Osademe was smart enough not to rely wholly on his killer-muscles. It was a make of ingenuity that he knew exactly at what point to quit the traditional way of life that involved hand-to-hand wrestling, hard labour and sheer struggle; and cross over to modernism. That was how he got certifications in bookkeeping, principles of account, shorthand and secretarial studies through correspondence courses with the London City and Guild and Chamber of Commerce.

Our unanimous judgement this 2018, marking the 50th anniversary of Osademe’s murder and 100th of his birth, therefore, is that the Biafra/Nigeria conflict that claimed his life and that of his highly revered father-in-law was purposeless. It achieved nothing except to create overnight billionaires, bare knuckle oppression, minority exclusion and endless pogroms. That carnage was indeed a war of solidity fought to solidify the very conditions that gave rise to it in the first place, to paraphrase Professor Wole Soyinka’s autobiographical “The Man Died.”

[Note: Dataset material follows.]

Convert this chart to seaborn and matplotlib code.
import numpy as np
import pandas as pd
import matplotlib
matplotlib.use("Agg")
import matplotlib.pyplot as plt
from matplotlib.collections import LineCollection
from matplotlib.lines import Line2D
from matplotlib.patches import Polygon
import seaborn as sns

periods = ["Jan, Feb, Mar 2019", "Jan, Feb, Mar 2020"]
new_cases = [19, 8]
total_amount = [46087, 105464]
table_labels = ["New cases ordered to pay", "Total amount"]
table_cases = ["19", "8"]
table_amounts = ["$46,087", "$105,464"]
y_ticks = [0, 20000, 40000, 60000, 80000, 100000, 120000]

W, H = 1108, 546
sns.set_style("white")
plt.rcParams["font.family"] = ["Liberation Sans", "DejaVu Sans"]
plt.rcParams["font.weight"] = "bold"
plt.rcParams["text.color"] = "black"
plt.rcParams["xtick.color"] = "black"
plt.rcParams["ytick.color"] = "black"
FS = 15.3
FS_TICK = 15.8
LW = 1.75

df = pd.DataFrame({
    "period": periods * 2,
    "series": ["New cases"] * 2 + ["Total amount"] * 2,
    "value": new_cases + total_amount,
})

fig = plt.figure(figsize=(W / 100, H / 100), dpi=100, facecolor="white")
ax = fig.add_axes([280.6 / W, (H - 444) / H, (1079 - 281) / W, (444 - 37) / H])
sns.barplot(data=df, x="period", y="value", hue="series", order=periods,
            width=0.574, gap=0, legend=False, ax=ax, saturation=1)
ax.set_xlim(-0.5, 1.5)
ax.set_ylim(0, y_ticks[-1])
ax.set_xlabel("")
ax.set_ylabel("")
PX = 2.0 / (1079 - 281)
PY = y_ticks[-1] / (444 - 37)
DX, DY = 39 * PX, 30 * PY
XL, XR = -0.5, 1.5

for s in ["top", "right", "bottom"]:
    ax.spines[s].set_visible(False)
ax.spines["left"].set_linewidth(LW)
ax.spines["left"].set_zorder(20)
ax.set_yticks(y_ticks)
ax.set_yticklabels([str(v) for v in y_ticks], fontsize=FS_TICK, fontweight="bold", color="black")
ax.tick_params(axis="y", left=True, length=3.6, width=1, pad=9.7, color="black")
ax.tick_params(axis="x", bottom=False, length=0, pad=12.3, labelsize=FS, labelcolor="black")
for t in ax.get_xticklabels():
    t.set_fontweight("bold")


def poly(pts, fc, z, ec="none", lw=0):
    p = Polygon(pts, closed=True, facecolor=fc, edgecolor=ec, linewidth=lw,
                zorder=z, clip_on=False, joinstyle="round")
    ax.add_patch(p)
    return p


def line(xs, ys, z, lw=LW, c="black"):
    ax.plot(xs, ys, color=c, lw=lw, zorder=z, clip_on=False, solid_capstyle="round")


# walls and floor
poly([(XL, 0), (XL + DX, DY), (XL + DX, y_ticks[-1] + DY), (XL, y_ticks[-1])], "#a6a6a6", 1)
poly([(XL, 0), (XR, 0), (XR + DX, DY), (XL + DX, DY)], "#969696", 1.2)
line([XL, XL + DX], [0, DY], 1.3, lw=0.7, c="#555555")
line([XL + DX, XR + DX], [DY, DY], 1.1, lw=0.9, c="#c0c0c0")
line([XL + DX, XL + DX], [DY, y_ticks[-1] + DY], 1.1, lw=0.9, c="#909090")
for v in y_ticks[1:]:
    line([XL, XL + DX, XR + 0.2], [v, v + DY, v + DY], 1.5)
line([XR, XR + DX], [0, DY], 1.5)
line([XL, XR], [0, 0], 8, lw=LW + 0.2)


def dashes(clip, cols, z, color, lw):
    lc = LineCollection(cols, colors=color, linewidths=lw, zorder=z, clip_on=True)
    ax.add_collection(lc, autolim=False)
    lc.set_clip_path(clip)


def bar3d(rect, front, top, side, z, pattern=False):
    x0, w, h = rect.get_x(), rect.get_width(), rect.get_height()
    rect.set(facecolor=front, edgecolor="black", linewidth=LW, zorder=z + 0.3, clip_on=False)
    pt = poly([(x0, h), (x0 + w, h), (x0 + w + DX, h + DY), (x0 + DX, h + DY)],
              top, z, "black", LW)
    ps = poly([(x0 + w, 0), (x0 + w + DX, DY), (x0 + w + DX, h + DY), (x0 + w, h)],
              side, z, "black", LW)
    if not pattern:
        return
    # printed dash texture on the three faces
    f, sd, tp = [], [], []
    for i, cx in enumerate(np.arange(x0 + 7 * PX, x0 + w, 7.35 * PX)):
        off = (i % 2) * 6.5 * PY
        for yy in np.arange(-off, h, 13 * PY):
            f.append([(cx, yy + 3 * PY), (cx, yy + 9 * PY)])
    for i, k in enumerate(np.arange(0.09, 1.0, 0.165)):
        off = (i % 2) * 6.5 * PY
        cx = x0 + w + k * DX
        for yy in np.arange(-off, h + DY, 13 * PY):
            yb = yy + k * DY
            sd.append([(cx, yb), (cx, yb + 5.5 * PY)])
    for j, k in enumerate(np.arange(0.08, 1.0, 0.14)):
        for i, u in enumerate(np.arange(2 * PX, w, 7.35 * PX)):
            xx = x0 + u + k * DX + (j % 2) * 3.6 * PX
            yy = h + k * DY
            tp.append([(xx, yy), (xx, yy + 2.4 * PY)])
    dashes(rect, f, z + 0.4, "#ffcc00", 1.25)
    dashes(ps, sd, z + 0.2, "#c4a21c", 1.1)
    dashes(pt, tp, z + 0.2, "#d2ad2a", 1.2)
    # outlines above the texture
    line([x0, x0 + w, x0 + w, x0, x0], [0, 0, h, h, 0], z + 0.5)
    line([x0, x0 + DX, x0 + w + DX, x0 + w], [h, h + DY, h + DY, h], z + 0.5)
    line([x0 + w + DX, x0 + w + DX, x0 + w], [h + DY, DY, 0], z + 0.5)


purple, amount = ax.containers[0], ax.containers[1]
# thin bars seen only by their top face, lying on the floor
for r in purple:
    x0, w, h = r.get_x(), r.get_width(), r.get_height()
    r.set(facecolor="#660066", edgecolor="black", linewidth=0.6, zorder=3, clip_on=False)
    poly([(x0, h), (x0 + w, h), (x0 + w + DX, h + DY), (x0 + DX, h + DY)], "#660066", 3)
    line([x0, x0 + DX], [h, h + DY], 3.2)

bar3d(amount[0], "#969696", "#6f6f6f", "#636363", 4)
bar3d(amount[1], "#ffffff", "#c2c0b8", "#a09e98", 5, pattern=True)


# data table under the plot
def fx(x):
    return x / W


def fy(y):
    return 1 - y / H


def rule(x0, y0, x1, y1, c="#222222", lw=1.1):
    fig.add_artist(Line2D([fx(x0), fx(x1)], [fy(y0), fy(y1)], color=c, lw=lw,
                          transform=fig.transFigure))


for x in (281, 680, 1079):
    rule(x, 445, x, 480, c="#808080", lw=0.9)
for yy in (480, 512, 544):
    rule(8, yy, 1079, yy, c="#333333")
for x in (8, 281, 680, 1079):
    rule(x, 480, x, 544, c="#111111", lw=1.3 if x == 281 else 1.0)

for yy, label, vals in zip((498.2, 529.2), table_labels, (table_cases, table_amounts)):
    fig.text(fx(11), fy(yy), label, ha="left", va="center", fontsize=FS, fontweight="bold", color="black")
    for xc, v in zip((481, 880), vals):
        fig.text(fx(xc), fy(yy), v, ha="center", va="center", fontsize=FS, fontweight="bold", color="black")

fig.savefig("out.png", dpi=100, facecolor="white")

In the words of Franz Fanon, those who forget their past mistakes are liable to repeat them. Forty-eight years, 1970-2018, after the war Nigeria is more polarized and primed for another full-scale violence. Already, the body count is staggering and the world looks upon Nigeria with foreboding. Our leaders must do things differently to pull us back from the abyss as the flood of refugees, in the event of another civil war, will simply overwhelm the entire ECOWAS region.